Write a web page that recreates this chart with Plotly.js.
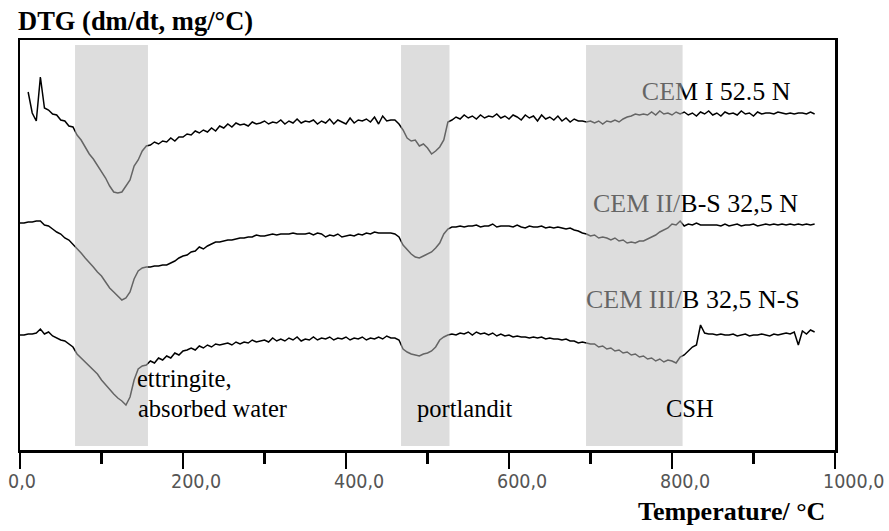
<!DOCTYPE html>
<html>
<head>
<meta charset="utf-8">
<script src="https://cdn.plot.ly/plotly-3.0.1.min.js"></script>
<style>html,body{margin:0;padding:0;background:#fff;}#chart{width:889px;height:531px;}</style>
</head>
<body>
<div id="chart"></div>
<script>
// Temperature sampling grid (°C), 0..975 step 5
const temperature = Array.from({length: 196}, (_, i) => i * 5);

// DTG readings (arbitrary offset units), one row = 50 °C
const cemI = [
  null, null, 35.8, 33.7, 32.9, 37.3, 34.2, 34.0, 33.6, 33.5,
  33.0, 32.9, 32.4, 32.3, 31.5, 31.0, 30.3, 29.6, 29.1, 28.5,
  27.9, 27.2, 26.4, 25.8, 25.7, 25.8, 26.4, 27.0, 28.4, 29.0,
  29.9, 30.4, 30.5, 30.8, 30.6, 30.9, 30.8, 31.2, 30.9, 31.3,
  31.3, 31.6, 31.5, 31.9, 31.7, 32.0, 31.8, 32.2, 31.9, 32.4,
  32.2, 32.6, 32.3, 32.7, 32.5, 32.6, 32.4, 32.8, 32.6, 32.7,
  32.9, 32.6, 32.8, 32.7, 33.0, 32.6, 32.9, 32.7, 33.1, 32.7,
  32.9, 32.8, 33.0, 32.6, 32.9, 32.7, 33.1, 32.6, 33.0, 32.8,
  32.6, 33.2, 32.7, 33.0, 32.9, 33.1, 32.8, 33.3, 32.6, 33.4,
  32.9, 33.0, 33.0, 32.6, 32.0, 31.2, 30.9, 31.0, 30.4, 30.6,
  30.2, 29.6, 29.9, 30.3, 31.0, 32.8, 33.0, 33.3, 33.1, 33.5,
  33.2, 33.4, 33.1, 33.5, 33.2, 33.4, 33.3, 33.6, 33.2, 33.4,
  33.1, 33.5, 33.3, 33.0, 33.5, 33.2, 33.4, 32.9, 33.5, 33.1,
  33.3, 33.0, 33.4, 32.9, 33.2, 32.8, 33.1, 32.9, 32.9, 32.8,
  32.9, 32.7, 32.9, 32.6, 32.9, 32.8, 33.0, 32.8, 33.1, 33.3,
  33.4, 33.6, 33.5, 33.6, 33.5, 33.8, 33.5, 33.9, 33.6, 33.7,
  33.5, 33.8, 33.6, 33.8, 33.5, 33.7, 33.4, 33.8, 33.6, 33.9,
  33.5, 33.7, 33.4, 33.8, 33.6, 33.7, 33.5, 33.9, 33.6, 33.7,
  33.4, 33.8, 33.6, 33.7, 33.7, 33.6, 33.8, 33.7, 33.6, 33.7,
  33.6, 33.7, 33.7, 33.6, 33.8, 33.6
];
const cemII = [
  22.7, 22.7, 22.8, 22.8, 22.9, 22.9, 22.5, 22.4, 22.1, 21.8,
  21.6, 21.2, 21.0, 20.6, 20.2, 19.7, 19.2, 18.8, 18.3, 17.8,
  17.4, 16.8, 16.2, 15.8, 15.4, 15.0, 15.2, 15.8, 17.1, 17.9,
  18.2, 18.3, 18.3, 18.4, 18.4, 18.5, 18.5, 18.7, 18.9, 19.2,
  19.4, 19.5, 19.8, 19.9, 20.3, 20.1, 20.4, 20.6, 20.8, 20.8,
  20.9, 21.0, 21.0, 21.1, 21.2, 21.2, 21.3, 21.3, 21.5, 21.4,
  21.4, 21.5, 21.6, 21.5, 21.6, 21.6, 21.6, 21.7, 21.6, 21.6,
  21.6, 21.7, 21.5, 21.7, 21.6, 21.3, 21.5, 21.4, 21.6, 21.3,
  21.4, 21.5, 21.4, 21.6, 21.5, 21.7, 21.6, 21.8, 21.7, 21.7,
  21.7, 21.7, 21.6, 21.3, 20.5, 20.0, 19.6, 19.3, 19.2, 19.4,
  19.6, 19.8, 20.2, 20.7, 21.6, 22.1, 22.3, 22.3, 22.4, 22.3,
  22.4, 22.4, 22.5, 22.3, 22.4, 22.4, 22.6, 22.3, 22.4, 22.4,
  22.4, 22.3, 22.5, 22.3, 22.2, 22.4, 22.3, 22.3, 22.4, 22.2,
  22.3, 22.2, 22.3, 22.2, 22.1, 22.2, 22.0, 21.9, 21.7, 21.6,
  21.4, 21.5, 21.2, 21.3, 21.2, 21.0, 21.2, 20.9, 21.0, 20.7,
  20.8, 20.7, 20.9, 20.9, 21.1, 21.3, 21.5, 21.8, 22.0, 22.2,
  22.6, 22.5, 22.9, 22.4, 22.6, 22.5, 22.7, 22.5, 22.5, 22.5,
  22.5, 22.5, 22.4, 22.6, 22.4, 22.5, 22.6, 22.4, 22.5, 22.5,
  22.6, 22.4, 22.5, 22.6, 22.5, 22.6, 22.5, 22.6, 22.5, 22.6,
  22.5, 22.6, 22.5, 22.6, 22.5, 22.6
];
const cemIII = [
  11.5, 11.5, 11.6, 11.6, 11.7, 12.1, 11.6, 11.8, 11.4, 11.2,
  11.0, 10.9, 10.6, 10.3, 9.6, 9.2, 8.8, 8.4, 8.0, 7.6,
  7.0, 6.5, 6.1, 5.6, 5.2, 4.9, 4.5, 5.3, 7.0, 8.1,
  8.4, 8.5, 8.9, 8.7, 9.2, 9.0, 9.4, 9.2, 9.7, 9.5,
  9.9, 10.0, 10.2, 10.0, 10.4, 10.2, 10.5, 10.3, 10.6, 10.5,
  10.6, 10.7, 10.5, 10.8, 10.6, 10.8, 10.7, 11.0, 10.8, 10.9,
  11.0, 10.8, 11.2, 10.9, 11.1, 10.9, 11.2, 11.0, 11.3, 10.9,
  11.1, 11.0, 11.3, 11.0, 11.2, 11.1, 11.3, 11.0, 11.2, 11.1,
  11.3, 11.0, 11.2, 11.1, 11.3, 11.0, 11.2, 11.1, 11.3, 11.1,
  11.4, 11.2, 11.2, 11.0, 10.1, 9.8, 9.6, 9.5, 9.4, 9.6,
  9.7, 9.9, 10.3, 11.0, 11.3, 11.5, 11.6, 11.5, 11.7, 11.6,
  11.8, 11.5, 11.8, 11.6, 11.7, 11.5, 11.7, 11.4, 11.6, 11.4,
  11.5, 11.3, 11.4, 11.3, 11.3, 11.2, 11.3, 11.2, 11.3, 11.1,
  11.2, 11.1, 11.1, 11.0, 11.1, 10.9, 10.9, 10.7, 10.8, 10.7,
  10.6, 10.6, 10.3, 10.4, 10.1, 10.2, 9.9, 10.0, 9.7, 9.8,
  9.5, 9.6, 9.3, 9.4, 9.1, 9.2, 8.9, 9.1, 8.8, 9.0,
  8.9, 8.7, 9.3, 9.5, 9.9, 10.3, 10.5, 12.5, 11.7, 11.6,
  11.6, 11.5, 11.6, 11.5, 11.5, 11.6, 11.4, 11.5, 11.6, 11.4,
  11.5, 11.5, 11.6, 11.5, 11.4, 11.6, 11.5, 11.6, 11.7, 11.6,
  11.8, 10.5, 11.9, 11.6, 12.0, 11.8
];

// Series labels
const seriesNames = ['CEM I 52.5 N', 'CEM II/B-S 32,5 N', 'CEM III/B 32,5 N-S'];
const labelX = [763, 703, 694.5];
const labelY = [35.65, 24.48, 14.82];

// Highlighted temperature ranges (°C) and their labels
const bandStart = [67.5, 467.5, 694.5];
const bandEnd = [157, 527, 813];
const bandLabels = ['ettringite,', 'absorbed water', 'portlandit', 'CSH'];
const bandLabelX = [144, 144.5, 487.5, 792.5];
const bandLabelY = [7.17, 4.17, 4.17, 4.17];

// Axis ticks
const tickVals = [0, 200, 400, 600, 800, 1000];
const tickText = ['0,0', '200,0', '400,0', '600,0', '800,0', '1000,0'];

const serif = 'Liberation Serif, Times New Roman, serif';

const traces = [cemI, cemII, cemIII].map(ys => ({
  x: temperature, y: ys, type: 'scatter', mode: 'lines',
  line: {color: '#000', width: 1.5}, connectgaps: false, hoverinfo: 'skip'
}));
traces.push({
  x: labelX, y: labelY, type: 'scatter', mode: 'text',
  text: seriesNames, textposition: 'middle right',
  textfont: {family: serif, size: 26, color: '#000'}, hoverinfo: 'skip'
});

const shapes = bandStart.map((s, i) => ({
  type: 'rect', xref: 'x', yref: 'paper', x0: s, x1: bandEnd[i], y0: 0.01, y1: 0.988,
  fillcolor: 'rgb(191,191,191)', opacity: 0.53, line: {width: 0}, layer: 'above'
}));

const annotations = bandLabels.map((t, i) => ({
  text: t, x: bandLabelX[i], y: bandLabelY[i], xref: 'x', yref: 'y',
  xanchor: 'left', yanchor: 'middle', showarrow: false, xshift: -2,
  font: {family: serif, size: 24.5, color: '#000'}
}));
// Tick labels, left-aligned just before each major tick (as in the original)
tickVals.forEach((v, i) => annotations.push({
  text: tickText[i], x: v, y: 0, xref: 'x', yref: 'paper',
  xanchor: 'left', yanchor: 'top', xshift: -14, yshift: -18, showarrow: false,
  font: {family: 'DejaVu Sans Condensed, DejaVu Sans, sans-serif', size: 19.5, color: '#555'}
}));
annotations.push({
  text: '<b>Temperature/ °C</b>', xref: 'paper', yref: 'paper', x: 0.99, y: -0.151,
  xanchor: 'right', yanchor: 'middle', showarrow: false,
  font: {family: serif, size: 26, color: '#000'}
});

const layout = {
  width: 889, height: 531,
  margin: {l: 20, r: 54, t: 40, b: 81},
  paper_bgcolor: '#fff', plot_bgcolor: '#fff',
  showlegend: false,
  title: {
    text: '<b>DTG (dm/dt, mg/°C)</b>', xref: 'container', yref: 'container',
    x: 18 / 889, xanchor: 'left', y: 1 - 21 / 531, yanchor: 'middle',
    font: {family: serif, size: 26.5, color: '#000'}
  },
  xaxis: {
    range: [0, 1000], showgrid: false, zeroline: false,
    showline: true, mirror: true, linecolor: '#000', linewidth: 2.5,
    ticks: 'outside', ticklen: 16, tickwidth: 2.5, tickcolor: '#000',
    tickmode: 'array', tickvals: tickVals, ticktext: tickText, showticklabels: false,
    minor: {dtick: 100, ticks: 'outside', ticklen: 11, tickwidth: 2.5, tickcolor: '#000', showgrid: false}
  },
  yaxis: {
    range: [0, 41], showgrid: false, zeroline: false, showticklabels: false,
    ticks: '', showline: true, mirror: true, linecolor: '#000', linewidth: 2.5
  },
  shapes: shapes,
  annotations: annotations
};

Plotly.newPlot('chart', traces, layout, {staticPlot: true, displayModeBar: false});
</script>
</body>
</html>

━━━━━━━━━━━━━━━━━━━━

_What to produce:_ Go through the preceding material and copy each line that has the word "chart".

_Expected answer:_
Write a web page that recreates this chart with Plotly.js.
<style>html,body{margin:0;padding:0;background:#fff;}#chart{width:889px;height:531px;}</style>
<div id="chart"></div>
Plotly.newPlot('chart', traces, layout, {staticPlot: true, displayModeBar: false});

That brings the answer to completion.